14 Feb Policy
European Union The EU has declared war on plastic waste and wants all packaging to be reusable or recyclable by 2030. Brussels launched its plastics strategy last month which could potentially tax damaging behaviour. The EU said it will fund research into modernising plastics production and collection, to the tune of 350 million Euros. The move follows China’s decision to ban imports of foreign recyclable material.
UK The EU Energy & Environmental sub-committee of the House of Lords has written to the Environment Minister asking for clarity on its vision for the UK’s future waste policy. The Committee is concerned about the impact that Brexit might have on the UK’s trade in waste to the EU. The Committee is concerned that if the UK leaves the single market and the customs union, then more waste could be sent to non-EU markets, with lower tariffs but also lower environmental standards. Other concerns include storage problems if waste is delayed at border controls, and ultimately more waste sent to landfill. The Committee said that experts across industry do not share the government’s confidence that Brexit won’t have much impact on the UK’s trade in waste.
UK China’s decision to restrict imports of waste could see mixed-paper burnt in UK-based waste to energy facilities, according to Jacob Hayler, executive director of the Environmental Services Association. He made the claim while being questioned by MPs over the potential impact on the UK of the new Chinese regulations. Green Party MP Caroline Lucas said she is “still surprised that the UK is still so complacent”, referring to its expectation that much of its waste will continue to go to China. Mr Hayler said sending material to energy from waste facilities could be a short term solution, but said creating stronger demand domestically could help. He explained that mixed paper could be used as a renewable fuel because it comes from renewable sources. He added that China’s move takes significant capacity out of the market, and that “some materials collected for recycling across Europe will end up in landfill or energy from waste facilities”.
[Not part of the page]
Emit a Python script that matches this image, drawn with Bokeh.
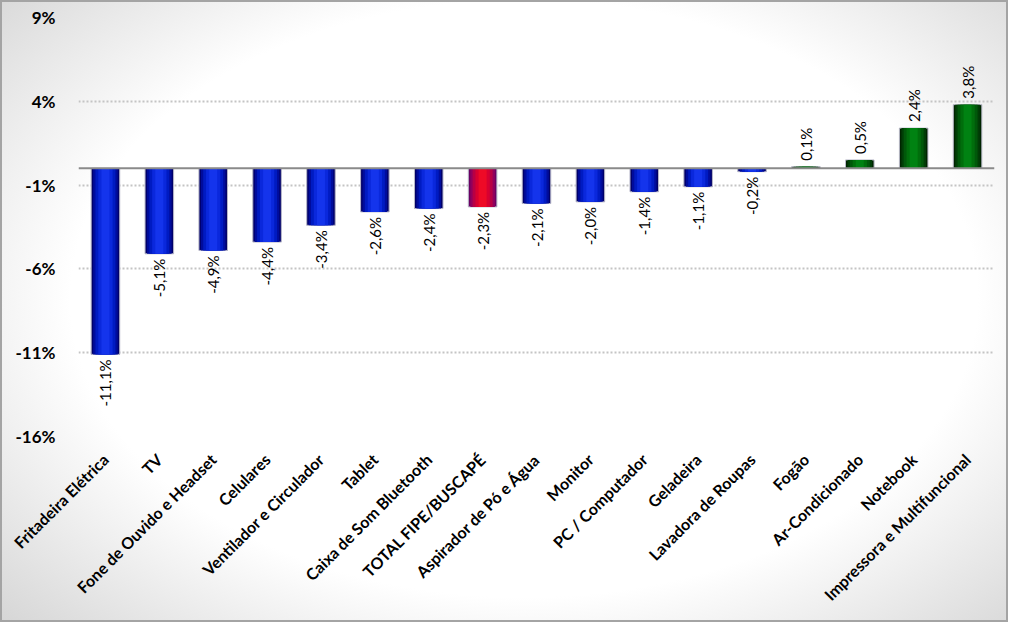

UK China’s regulation of plastic imports has already seen some lower-grade materials used as RDF, according to sources.
UK Waste experts want Newcastle city council to reduce its reliance on exporting waste overseas, according to a new report. The Newcastle Waste Commission said that the city’s homes and businesses should benefit from the waste it generates. About a quarter of Newcastle’s waste is exported to Sweden, but the city sees little benefit, the report suggests, because the city pays to export the waste. This is expected to rise after Britain leaves the EU, it added.